But Churchill and Roosevelt were determined to move forward, even (as in the North Africa invasion of November 1942) against the advice of their military leaders. And they both without hesitation chose to support the Soviets, even though they were well aware of the evil of Stalin's regime -- and understood that in destroying Hitler they were risking Soviet enslavement of Eastern Europe.
We forget now, but there was opposition to Roosevelt's decision to go after Hitler first (hadn't we been attacked by the Japanese, not the Germans?) and to support Stalin (an indubitably evil leader). And there were many times -- not just moments, but agonizingly long months -- when it seemed that victory was impossible. Our military strategy and tactics were far from perfect. And the Soviets did gobble up Eastern Europe and North Korea, as well. But the less-than-optimum choices Roosevelt and Churchill made, in retrospect and on balance, look preferable to any alternatives.

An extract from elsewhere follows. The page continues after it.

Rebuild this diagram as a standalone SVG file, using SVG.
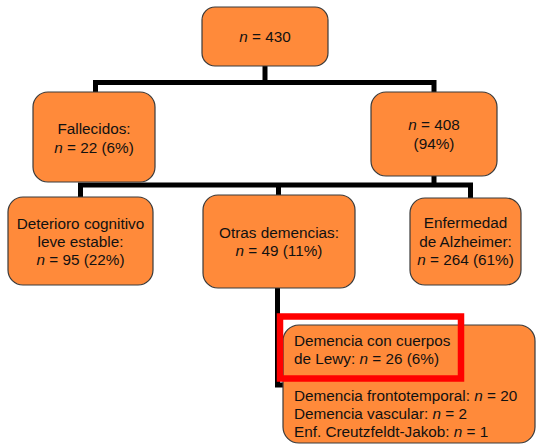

George W. Bush now faces an array of less-than-optimum choices on Iraq. On the campaign trail and on Sunday interview shows, many Democrats and a few Republicans for months blithely talked of withdrawal. But as they have faced the probable consequences, spelled out by among others the Baker-Hamilton Iraq Study Group, the downside risks seem ominous.
Nor does the ISG's recommendation that we negotiate with Iran and Syria look at all promising, given the recent behavior of Iran's Ahmadinejad. Debate continues on military tactics. Should we embed more trainers in Iraqi units? Should we surge some 35,000 or so troops in to pacify Baghdad? The success of military tactics, as Churchill and Roosevelt knew, is never certain. But the challenges before us are surely not as daunting as assaulting Hitler's Fortress Europa and reclaiming the Pacific from Japan.
Bush has stressed that he has followed the advice of his military leaders. But he needs to do more. He needs to engage now with his new secretary of defense and his military leaders, in the aggressive and detailed way that Churchill and Roosevelt did, probing and critiquing their proposals, eliciting from them plans that can reduce the sectarian violence in Baghdad and the Baathist and Al-Qaida attacks there and in Anbar province to tolerable levels. Even over Christmas, as Churchill and Roosevelt did.